Only the lines from the top of the listing below to the line that has "3.68, 2.80, 3.23, 2.74]" should be echoed, with both ends kept and pictures left out.

-*-*-

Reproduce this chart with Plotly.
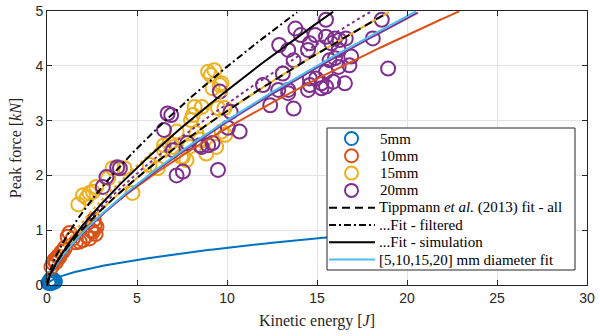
import numpy as np
import plotly.graph_objects as go

E_5mm = [0.08, 0.14, 0.20, 0.26, 0.32, 0.38, 0.44, 0.22]
F_5mm = [0.04, 0.07, 0.03, 0.08, 0.05, 0.09, 0.06, 0.11]

E_10mm = [0.25, 0.33, 0.40, 0.50, 0.60, 0.69, 0.80, 0.87, 1.00, 1.15, 1.25, 1.43,
          1.60, 1.81, 2.00, 2.20, 2.36, 2.45, 2.54, 2.60, 2.64, 2.70, 2.75]
F_10mm = [0.33, 0.40, 0.45, 0.42, 0.52, 0.51, 0.60, 0.61, 0.68, 0.88, 0.95, 0.85,
          0.78, 0.79, 0.82, 0.90, 0.85, 1.00, 0.97, 1.19, 1.09, 0.93, 1.06]

E_15mm = [1.74, 2.00, 2.20, 2.36, 2.55, 2.74, 3.40, 3.65, 3.90, 4.30, 4.75, 5.70,
          6.15, 6.50, 6.50, 6.80, 7.00, 7.20, 7.45, 7.55, 7.75, 7.90, 8.00, 8.10,
          8.20, 8.30, 8.50, 8.60, 8.85, 8.95, 9.10, 9.20, 9.30, 9.40, 9.50, 9.60,
          9.70, 9.70, 9.86, 9.90]
F_15mm = [1.47, 1.64, 1.59, 1.68, 1.70, 1.79, 1.95, 2.13, 2.13, 2.13, 1.68, 2.19,
          2.13, 2.55, 2.46, 2.59, 2.52, 2.80, 2.34, 2.34, 2.28, 2.52, 3.01, 3.10,
          3.25, 2.77, 2.65, 3.25, 2.40, 3.89, 3.83, 3.59, 3.92, 2.52, 3.23, 3.65,
          3.68, 2.80, 3.23, 2.74]

E_20mm = [3.10, 3.30, 3.90, 4.05, 6.50, 6.70, 6.90, 7.00, 7.20, 7.55, 7.80, 8.50,
          8.60, 8.95, 9.20, 9.50, 9.60, 10.05, 10.20, 10.70,
          12.00, 12.40, 12.85, 12.90, 13.10, 13.40, 13.40, 13.40, 13.70, 13.70,
          13.80, 14.10, 14.50, 14.50, 14.60, 14.60, 14.60, 14.90, 14.95, 15.25,
          15.25, 15.50, 15.50, 15.50, 15.50, 15.70, 15.80, 15.90, 16.00, 16.00,
          16.20, 16.20, 16.25, 16.55, 16.60, 16.80, 16.90, 18.10, 18.60, 18.95]
F_20mm = [1.79, 1.97, 2.15, 2.13, 2.83, 3.13, 3.10, 2.46, 2.00, 2.07, 2.59, 2.55,
          2.52, 2.55, 2.59, 2.10, 3.53, 2.87, 3.16, 2.80,
          3.65, 3.28, 3.56, 4.38, 3.86, 4.29, 3.56, 3.50, 4.10, 3.22,
          4.68, 4.56, 4.29, 3.56, 4.41, 3.77, 3.65, 4.56, 3.77, 3.68,
          3.59, 4.84, 4.53, 3.89, 3.62, 4.10, 4.41, 3.71, 4.50, 4.14,
          4.29, 3.98, 4.47, 3.68, 4.50, 4.01, 4.17, 4.50, 4.84, 3.95]

# ---- power-law fit parameters F = a * E^b ----
fit_names = ["5mm fit", "10mm fit", "15mm fit", "20mm fit", "15mm alt", "20mm alt",
             "[5,10,15,20] mm diameter fit",
             "Tippmann <i>et al.</i> (2013) fit - all",
             "...Fit - filtered", "...Fit - simulation"]
fit_a = [0.185, 0.611, 0.634, 0.580, 0.730, 0.660, 0.590, 0.634, 0.840, 0.660]
fit_b = [0.565, 0.671, 0.700, 0.710, 0.680, 0.700, 0.707, 0.700, 0.676, 0.731]
fit_Emax = [25.0, 22.9, 19.0, 20.6, 10.0, 18.1, 20.5, 18.8, 13.9, 15.9]
fit_color = ["#0072BD", "#D95319", "#EDB120", "#7E2F8E", "#EDB120", "#7E2F8E",
             "#4DBEEE", "#000000", "#000000", "#000000"]
fit_dash = ["solid", "solid", "solid", "solid", "dot", "dot",
            "solid", "8px,5px", "7px,3px,2px,3px", "solid"]

# legend content (order as in the reference legend)
legend_marker_labels = ["5mm", "10mm", "15mm", "20mm"]
legend_line_idx = [7, 8, 9, 6]

x_ticks = [0, 5, 10, 15, 20, 25, 30]
y_ticks = [0, 1, 2, 3, 4, 5]

SERIF = "Liberation Serif"
SANS = "Liberation Sans"
AXC = "#262626"

fig = go.Figure()

series = [("5mm", E_5mm, F_5mm, "#0072BD"),
          ("10mm", E_10mm, F_10mm, "#D95319"),
          ("15mm", E_15mm, F_15mm, "#EDB120"),
          ("20mm", E_20mm, F_20mm, "#7E2F8E")]
for nm, ex, fy, col in series:
    fig.add_trace(go.Scatter(
        x=ex, y=fy, mode="markers", name=nm, showlegend=False, cliponaxis=False,
        marker=dict(symbol="circle-open", size=14, color=col,
                    line=dict(width=2, color=col))))

for i in range(len(fit_names)):
    e = np.linspace(0, fit_Emax[i], 300)
    f = fit_a[i] * e ** fit_b[i]
    fig.add_trace(go.Scatter(
        x=e, y=f, mode="lines", name=fit_names[i], showlegend=False,
        line=dict(color=fit_color[i], width=2, dash=fit_dash[i])))

# ---- legend box drawn in paper coordinates ----
L, R, T, B = 47, 587, 11, 285  # plot area in px (for placing legend)
def px(x):
    return (x - L) / (R - L)
def py(y):
    return (B - y) / (B - T)

shapes = [dict(type="rect", xref="paper", yref="paper",
               x0=px(327), x1=px(575), y0=py(270), y1=py(128),
               fillcolor="white", line=dict(color=AXC, width=1), layer="above")]
annotations = []
row_y = [138.5, 155.8, 173.1, 190.4, 207.7, 225.0, 242.3, 259.6]
for k, (nm, _, _, col) in enumerate(series):
    shapes.append(dict(type="circle", xref="paper", yref="paper",
                       xsizemode="pixel", ysizemode="pixel",
                       xanchor=px(351.5), yanchor=py(row_y[k]),
                       x0=-6.5, x1=6.5, y0=-6.5, y1=6.5,
                       line=dict(color=col, width=2), layer="above"))
    annotations.append(dict(text=legend_marker_labels[k], xref="paper", yref="paper",
                            x=px(378), y=py(row_y[k]), xanchor="left", yanchor="middle",
                            showarrow=False, font=dict(family=SERIF, size=15, color="black")))
for j, idx in enumerate(legend_line_idx):
    yy = py(row_y[4 + j])
    shapes.append(dict(type="line", xref="paper", yref="paper",
                       x0=px(329), x1=px(375), y0=yy, y1=yy,
                       line=dict(color=fit_color[idx], width=2, dash=fit_dash[idx]),
                       layer="above"))
    annotations.append(dict(text=fit_names[idx], xref="paper", yref="paper",
                            x=px(377), y=yy, xanchor="left", yanchor="middle",
                            showarrow=False, font=dict(family=SERIF, size=15, color="black")))

axis_common = dict(
    showline=True, linecolor=AXC, linewidth=1, mirror="ticks",
    ticks="inside", ticklen=5, tickcolor=AXC, automargin=False,
    showgrid=True, gridcolor="#e3e3e3", gridwidth=1, zeroline=False,
    tickfont=dict(family=SANS, size=14, color=AXC),
)

fig.update_layout(
    width=600, height=336, autosize=False,
    margin=dict(l=L, r=600 - R, t=T, b=336 - B),
    paper_bgcolor="white", plot_bgcolor="white",
    xaxis=dict(range=[0, 30], tickvals=x_ticks, **axis_common,
               title=dict(text="Kinetic energy [<i>J</i>]", standoff=10,
                          font=dict(family=SERIF, size=16, color=AXC))),
    yaxis=dict(range=[0, 5], tickvals=y_ticks, **axis_common,
               title=dict(text="Peak force [<i>kN</i>]", standoff=9,
                          font=dict(family=SERIF, size=16, color=AXC))),
    shapes=shapes, annotations=annotations,
    showlegend=False,
)

fig.write_html("out.html", config={"displayModeBar": False},
               post_script="document.body.style.margin='0';")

-*-*-

THE REPLY:
Reproduce this chart with Plotly.
import numpy as np
import plotly.graph_objects as go

E_5mm = [0.08, 0.14, 0.20, 0.26, 0.32, 0.38, 0.44, 0.22]
F_5mm = [0.04, 0.07, 0.03, 0.08, 0.05, 0.09, 0.06, 0.11]

E_10mm = [0.25, 0.33, 0.40, 0.50, 0.60, 0.69, 0.80, 0.87, 1.00, 1.15, 1.25, 1.43,
          1.60, 1.81, 2.00, 2.20, 2.36, 2.45, 2.54, 2.60, 2.64, 2.70, 2.75]
F_10mm = [0.33, 0.40, 0.45, 0.42, 0.52, 0.51, 0.60, 0.61, 0.68, 0.88, 0.95, 0.85,
          0.78, 0.79, 0.82, 0.90, 0.85, 1.00, 0.97, 1.19, 1.09, 0.93, 1.06]

E_15mm = [1.74, 2.00, 2.20, 2.36, 2.55, 2.74, 3.40, 3.65, 3.90, 4.30, 4.75, 5.70,
          6.15, 6.50, 6.50, 6.80, 7.00, 7.20, 7.45, 7.55, 7.75, 7.90, 8.00, 8.10,
          8.20, 8.30, 8.50, 8.60, 8.85, 8.95, 9.10, 9.20, 9.30, 9.40, 9.50, 9.60,
          9.70, 9.70, 9.86, 9.90]
F_15mm = [1.47, 1.64, 1.59, 1.68, 1.70, 1.79, 1.95, 2.13, 2.13, 2.13, 1.68, 2.19,
          2.13, 2.55, 2.46, 2.59, 2.52, 2.80, 2.34, 2.34, 2.28, 2.52, 3.01, 3.10,
          3.25, 2.77, 2.65, 3.25, 2.40, 3.89, 3.83, 3.59, 3.92, 2.52, 3.23, 3.65,
          3.68, 2.80, 3.23, 2.74]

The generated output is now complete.